Emaar Misr – Marassi – A History | October 2, 2009

Al Bawaba is the only media outlet publishing Emaar Misr’s press release on the “successful” completion of it’s beach club at Sidi Abdel Rahman.

Developed at a cost of EGP 170 million”

Emaar spent 170 Million Egyptian pounds (approximately 21 million Euros) on a non-revenue generating club (except for a restaurant) for the residents of non-existent villas.   Simply an atrocitiy.
Well, remember this article?  Might explain their motivation.

Government to cancel Sidi Abdel Rahman deal

By Ahmed A. Namatalla
First Published: March 29, 2007

CAIRO: The Holding Company for Tourism (HCT) announced yesterday it is launching legal action against Emaar Misr to reclaim the Sidi Abdel Rahman land plot sold for LE 1.2 billion earlier this month.

HCT’s announcement came one day after the expiration of the deadline announced by the Ministry of Investment for Artoc Group to sell its 60 percent stake in Emaar Misr to Emaar Properties without reaching a deal.

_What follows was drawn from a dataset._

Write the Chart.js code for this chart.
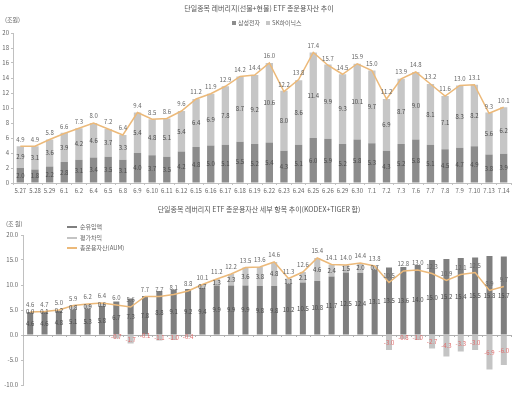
<!DOCTYPE html>
<html>
<head>
<meta charset="utf-8">
<script src="https://cdn.jsdelivr.net/npm/chart.js@4.4.0/dist/chart.umd.min.js"></script>
<style>
  body { margin: 0; background: #fff; width: 518px; height: 399px; position: relative; overflow: hidden;
         font-family: "Noto Sans CJK KR", "Noto Sans", sans-serif; color: #555; }
  .txt { position: absolute; white-space: nowrap; font-size: 6px; line-height: 1; }
  .title { left: 0; width: 518px; text-align: center; font-size: 7px; color: #555; }
  .sq { display: inline-block; width: 4px; height: 4px; margin: 0 2px 0 6px; vertical-align: 0px; }
  .ln { position: absolute; left: 67px; width: 10px; height: 2px; }
  #top { position: absolute; left: 0; top: 0; }
  #bottom { position: absolute; left: 0; top: 200px; }
</style>
</head>
<body>
<canvas id="top" width="518" height="200"></canvas>
<canvas id="bottom" width="518" height="199"></canvas>

<div class="txt title" style="top:5px">단일종목 레버리지(선물+현물) ETF 총운용자산 추이</div>
<div class="txt" style="left:226px;top:20px;color:#666"><span class="sq" style="background:#8c8c8c"></span>삼성전자<span class="sq" style="background:#c6c6c6"></span>SK하이닉스</div>
<div class="txt" style="left:5px;top:17px;color:#666">(조원)</div>

<div class="txt title" style="top:206px">단일종목 레버리지 ETF 총운용자산 세부 항목 추이(KODEX+TIGER 합)</div>
<div class="txt" style="left:6px;top:221px;color:#666">(조 원)</div>
<div class="ln" style="top:226px;background:#7f7f7f"></div>
<div class="txt" style="left:80px;top:224px;color:#666">순유입액</div>
<div class="ln" style="top:237px;background:#c4c4c4"></div>
<div class="txt" style="left:80px;top:235px;color:#666">평가차익</div>
<div class="ln" style="top:247px;background:#ecb979"></div>
<div class="txt" style="left:80px;top:245px;color:#666">총운용자산(AUM)</div>

<script>
  // data
  const dates = ['5.27', '5.28', '5.29', '6.1', '6.2', '6.4', '6.5', '6.8', '6.9', '6.10', '6.11', '6.12',
    '6.15', '6.16', '6.17', '6.18', '6.19', '6.22', '6.23', '6.24', '6.25', '6.26', '6.29', '6.30',
    '7.1', '7.2', '7.3', '7.6', '7.7', '7.8', '7.9', '7.10', '7.13', '7.14']

  // top chart (조원)
  const samsung = [2.0, 1.8, 2.2, 2.8, 3.1, 3.4, 3.5, 3.1, 4.0, 3.7, 3.5, 4.2,
    4.8, 5.0, 5.1, 5.5, 5.2, 5.4, 4.3, 5.1, 6.0, 5.9, 5.2, 5.8,
    5.3, 4.3, 5.2, 5.8, 5.1, 4.5, 4.7, 4.9, 3.8, 3.9]
  const hynix = [2.9, 3.1, 3.6, 3.9, 4.2, 4.6, 3.7, 3.3, 5.4, 4.8, 5.1, 5.4,
    6.4, 6.9, 7.8, 8.7, 9.2, 10.6, 8.0, 8.6, 11.4, 9.9, 9.3, 10.1,
    9.7, 6.9, 8.7, 9.0, 8.1, 7.1, 8.3, 8.2, 5.6, 6.2]
  const totalAll = [4.9, 4.9, 5.8, 6.6, 7.3, 8.0, 7.2, 6.4, 9.4, 8.5, 8.6, 9.6,
    11.2, 11.9, 12.9, 14.2, 14.4, 16.0, 12.2, 13.8, 17.4, 15.7, 14.5, 15.9,
    15.0, 11.2, 13.9, 14.8, 13.2, 11.6, 13.0, 13.1, 9.3, 10.1]

  // bottom chart (조 원)
  const netInflow = [4.6, 4.6, 4.8, 5.1, 5.3, 5.8, 6.7, 7.3, 7.8, 8.8, 9.1, 9.2,
    9.4, 9.9, 9.9, 9.9, 9.8, 9.8, 10.2, 10.5, 10.8, 11.7, 12.5, 12.4,
    13.1, 13.5, 13.6, 14.0, 15.0, 15.2, 15.4, 15.5, 15.8, 15.7]
  const valuation = [0.0, 0.1, 0.2, 0.8, 0.9, 0.6, -0.7, -1.7, -0.1, -1.1, -1.0, -0.4,
    0.7, 1.3, 2.3, 3.6, 3.8, 4.8, 1.1, 2.1, 4.6, 2.4, 1.5, 2.0,
    0.7, -3.0, -0.8, -1.0, -2.7, -4.3, -3.3, -3.0, -6.9, -6.0]
  const aum = [4.6, 4.7, 5.0, 5.9, 6.2, 6.4, 6.0, 5.6, 7.7, 7.7, 8.1, 8.8,
    10.1, 11.2, 12.2, 13.5, 13.6, 14.6, 11.3, 12.6, 15.4, 14.1, 14.0, 14.4,
    13.8, 10.5, 12.8, 13.0, 12.3, 10.9, 12.1, 12.5, 8.9, 9.7]

  Chart.defaults.font.family = '"Noto Sans CJK KR", "Noto Sans", sans-serif'
  Chart.defaults.color = '#666'

  const orange = '#ecb979'

  // value labels drawn from the library's own elements
  const valueLabels = {
    id: 'valueLabels',
    afterDatasetsDraw(chart) {
      const ctx = chart.ctx
      ctx.save()
      ctx.font = '6px "Noto Sans CJK KR", "Noto Sans", sans-serif'
      ctx.textAlign = 'center'
      ctx.textBaseline = 'middle'
      chart.data.datasets.forEach((ds, i) => {
        const meta = chart.getDatasetMeta(i)
        meta.data.forEach((el, j) => {
          const v = ds.data[j]
          if (v === null || v === undefined) return
          let y
          if (ds.type === 'line') y = el.y - 7
          else y = (el.y + el.base) / 2
          ctx.fillStyle = v < 0 ? '#e06a6a' : ds.type === 'line' ? '#666' : '#4a4a4a'
          ctx.fillText(v.toFixed(1), el.x, y)
        })
      })
      ctx.restore()
    },
  }

  // small tick marks on the zero line of the lower chart
  const zeroTicks = {
    id: 'zeroTicks',
    beforeDatasetsDraw(chart) {
      const { ctx, scales } = chart
      const y0 = scales.y.getPixelForValue(0)
      const step = scales.x.width / dates.length
      ctx.save()
      ctx.strokeStyle = '#b0b0b0'
      ctx.lineWidth = 1
      ctx.beginPath()
      for (let i = 0; i <= dates.length; i++) {
        const x = Math.round(scales.x.left + step * i) + 0.5
        ctx.moveTo(x, y0)
        ctx.lineTo(x, y0 + 2)
      }
      ctx.stroke()
      ctx.restore()
    },
  }

  const tickFont = { size: 6 }

  new Chart('top', {
    type: 'bar',
    data: {
      labels: dates,
      datasets: [
        { type: 'line', label: '합계', data: totalAll, borderColor: orange, borderWidth: 1.5,
          pointRadius: 0, tension: 0, order: 0, stack: 'total' },
        { label: '삼성전자', data: samsung, backgroundColor: '#8c8c8c', order: 1, stack: 'bars',
          barPercentage: 0.5, categoryPercentage: 1 },
        { label: 'SK하이닉스', data: hynix, backgroundColor: '#c6c6c6', order: 1, stack: 'bars',
          barPercentage: 0.5, categoryPercentage: 1 },
      ],
    },
    options: {
      responsive: false,
      animation: false,
      layout: { padding: { top: 33, right: 7, bottom: 5, left: 0 } },
      plugins: { legend: { display: false }, tooltip: { enabled: false } },
      scales: {
        x: {
          stacked: true,
          grid: { drawOnChartArea: false, tickLength: 2, color: '#c0c0c0' },
          border: { color: '#c0c0c0' },
          ticks: { font: tickFont, padding: 2, maxRotation: 0, autoSkip: false },
          afterFit: (s) => { s.height = 12 },
        },
        y: {
          stacked: true,
          min: 0,
          max: 20,
          ticks: { stepSize: 2, font: tickFont, padding: 2 },
          grid: { drawOnChartArea: false, tickLength: 2, color: '#c0c0c0' },
          border: { color: '#c0c0c0' },
          afterFit: (s) => { s.width = 13 },
        },
      },
    },
    plugins: [valueLabels],
  })

  new Chart('bottom', {
    type: 'bar',
    data: {
      labels: dates,
      datasets: [
        { type: 'line', label: '총운용자산(AUM)', data: aum, borderColor: orange, borderWidth: 1.5,
          pointRadius: 0, tension: 0, order: 0, stack: 'aum' },
        { label: '순유입액', data: netInflow, backgroundColor: '#7f7f7f', order: 1, stack: 'bars',
          barPercentage: 0.42, categoryPercentage: 1 },
        { label: '평가차익', data: valuation, backgroundColor: '#c4c4c4', order: 1, stack: 'bars',
          barPercentage: 0.42, categoryPercentage: 1 },
      ],
    },
    options: {
      responsive: false,
      animation: false,
      layout: { padding: { top: 35, right: 7, bottom: 4, left: 0 } },
      plugins: { legend: { display: false }, tooltip: { enabled: false } },
      scales: {
        x: {
          stacked: true,
          grid: { display: false },
          border: { display: false },
          ticks: { font: tickFont, padding: 3, maxRotation: 0, autoSkip: false },
          afterFit: (s) => { s.height = 10 },
        },
        y: {
          stacked: true,
          min: -10,
          max: 20,
          ticks: { stepSize: 5, font: tickFont, padding: 3, callback: (v) => v.toFixed(1) },
          grid: {
            color: (c) => (c.tick && c.tick.value === 0 ? '#b0b0b0' : 'rgba(0,0,0,0)'),
            tickColor: '#c0c0c0',
            tickLength: 2,
          },
          border: { color: '#c0c0c0' },
          afterFit: (s) => { s.width = 23 },
        },
      },
    },
    plugins: [zeroTicks, valueLabels],
  })
</script>
</body>
</html>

According to an HCT statement, the company will begin “immediately” reclamation procedures specified in the land sale contract and notify the local authorities in the Marsa Matrouh Governorate to take the “necessary actions.” HCT added the ongoing dispute within Emaar Misr and its failure to execute the Sidi Abdel Rahman project in a timely manor has left HCT “concerned” over the security of the down-payments made by early subscribers to the project.

Earlier this week, the Capital Market Authority (CMA) declined Emaar Misr’s application for share-listing Sunday, citing the company’s failure to submit financial statements reflecting the company’s activities over a one-year period.

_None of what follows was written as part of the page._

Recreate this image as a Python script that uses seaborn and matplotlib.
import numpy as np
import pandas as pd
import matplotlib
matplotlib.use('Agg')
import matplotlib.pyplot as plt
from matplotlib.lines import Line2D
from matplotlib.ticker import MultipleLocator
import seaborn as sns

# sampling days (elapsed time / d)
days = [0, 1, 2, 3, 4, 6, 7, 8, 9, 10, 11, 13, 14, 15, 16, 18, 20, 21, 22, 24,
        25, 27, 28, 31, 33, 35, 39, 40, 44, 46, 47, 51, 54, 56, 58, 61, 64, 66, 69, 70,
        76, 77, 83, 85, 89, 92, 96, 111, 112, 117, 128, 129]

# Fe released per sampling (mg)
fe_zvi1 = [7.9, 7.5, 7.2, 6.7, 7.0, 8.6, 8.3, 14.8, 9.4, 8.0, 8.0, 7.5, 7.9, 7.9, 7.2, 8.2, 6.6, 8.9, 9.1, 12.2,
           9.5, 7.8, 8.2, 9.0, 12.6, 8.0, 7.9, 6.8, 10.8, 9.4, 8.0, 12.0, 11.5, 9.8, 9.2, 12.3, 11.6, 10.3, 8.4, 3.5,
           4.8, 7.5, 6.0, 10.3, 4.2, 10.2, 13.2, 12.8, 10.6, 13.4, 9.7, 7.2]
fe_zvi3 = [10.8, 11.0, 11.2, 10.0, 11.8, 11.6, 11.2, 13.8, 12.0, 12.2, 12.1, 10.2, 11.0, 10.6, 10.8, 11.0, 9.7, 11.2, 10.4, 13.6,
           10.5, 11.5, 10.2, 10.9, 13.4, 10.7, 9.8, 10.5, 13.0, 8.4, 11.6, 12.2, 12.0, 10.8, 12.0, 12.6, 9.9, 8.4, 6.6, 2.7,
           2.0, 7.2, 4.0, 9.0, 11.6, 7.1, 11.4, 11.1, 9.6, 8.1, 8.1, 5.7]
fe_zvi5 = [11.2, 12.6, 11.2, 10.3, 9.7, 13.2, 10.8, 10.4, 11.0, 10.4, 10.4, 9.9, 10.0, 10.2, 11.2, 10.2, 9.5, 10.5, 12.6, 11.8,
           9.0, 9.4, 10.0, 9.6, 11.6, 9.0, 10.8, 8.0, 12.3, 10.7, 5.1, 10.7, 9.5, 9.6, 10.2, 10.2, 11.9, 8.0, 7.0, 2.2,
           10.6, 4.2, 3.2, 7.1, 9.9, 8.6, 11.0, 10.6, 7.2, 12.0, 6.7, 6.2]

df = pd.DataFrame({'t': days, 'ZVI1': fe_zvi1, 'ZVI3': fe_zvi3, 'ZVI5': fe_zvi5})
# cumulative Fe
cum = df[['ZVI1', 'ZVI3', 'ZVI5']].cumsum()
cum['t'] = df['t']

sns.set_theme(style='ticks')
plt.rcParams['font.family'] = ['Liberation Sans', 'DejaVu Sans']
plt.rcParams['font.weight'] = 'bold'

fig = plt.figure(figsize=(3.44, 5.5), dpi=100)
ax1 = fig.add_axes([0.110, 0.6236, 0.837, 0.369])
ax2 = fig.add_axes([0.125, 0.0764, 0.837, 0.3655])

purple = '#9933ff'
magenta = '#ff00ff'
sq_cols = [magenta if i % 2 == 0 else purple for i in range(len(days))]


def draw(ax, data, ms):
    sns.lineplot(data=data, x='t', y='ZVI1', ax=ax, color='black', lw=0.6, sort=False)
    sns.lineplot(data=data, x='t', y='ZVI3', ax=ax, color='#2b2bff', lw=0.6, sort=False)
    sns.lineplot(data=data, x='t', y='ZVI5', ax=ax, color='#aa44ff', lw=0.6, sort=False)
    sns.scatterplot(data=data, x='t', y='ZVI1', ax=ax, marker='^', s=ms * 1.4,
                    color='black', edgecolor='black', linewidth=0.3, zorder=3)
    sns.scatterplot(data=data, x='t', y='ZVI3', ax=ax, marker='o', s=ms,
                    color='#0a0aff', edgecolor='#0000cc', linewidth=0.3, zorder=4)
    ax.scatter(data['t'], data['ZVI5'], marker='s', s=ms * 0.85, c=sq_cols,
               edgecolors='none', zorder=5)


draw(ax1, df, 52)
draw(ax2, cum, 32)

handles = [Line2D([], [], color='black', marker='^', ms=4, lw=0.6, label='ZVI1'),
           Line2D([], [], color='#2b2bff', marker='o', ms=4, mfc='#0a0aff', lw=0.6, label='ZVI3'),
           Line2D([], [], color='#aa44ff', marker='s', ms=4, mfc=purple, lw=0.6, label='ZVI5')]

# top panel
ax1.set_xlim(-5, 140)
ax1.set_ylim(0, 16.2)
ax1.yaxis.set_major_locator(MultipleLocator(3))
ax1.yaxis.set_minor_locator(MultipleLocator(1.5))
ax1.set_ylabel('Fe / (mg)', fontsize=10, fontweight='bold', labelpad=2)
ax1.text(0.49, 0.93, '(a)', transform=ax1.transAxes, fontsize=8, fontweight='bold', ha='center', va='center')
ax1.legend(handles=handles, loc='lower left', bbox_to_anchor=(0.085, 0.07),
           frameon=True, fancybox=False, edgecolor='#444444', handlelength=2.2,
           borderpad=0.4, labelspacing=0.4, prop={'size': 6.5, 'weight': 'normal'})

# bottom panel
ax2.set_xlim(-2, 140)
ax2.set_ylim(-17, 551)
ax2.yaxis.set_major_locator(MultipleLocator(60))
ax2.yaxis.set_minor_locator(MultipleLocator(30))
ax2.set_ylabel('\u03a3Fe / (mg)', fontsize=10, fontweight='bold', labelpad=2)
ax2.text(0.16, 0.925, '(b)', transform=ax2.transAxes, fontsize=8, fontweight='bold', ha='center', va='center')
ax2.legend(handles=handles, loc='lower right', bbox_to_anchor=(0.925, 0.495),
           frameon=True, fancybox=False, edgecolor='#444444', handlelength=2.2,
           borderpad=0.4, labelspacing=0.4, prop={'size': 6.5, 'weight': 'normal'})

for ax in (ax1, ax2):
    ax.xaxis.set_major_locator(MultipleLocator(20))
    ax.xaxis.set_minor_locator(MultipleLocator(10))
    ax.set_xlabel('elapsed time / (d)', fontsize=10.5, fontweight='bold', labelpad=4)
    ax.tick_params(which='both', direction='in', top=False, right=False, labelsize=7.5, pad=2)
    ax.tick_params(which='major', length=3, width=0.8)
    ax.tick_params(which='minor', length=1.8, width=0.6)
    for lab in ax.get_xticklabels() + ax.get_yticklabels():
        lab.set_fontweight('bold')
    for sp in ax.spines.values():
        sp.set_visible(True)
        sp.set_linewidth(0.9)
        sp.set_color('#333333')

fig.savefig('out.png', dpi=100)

Emaar Misr has since filed an appeal to the CMA’s decision, insisting on listing the company’s shares as a prerequisite to selling its stake.  In a statement earlier yesterday, Artoc Group Spokeswoman Reham Yaseen said the company has fulfilled all of its obligations including depositing its share of the company’s issued capital at Arab African International Bank and wished to terminate the partnership as soon as the UAE side makes its deposit.

Emaar Properties was not available for comment as of press time. The company has avoided commenting to the media since the beginning of its operations in Egypt with the establishment of Emaar Misr in March, 2005.

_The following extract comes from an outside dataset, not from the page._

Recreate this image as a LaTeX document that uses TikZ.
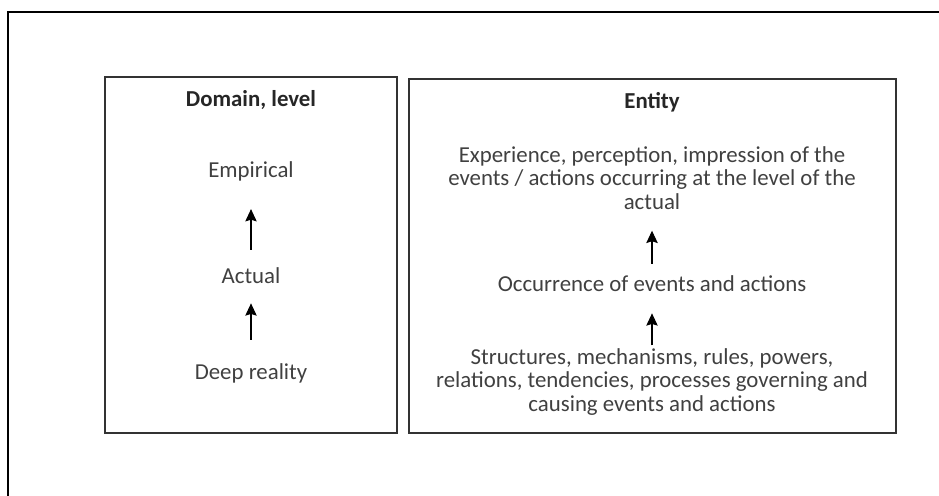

The last statement made by Emaar Properties came on March 13, when the company announced it has agreed with Artoc Group to acquire 100 percent of Emaar Misr by March 27. No deal value has been disclosed but media reports from Noozz and Al Alam Al Youm estimate Artoc is set to receive $160 million (LE 900 million) for its share.

According to Artoc Group Chairman Shafik Gabr, Emaar Misr now controls LE 6 billion in assets. The company has already launched construction of a $4 billion (LE 23 billion) residential development in El Mokattam and has finalized plans for the Sidi Abdel Rahman Marasi project, but is yet to begin construction.

Artoc Group and Emaar Properties have, on separate occasions, announced Emaar Misr is looking for more development opportunities on the Red Sea coast and in the Nile Valley between Luxor and Aswan to capitalize on the recent trend of developing the second home concept in Egypt for Arabs and Europeans.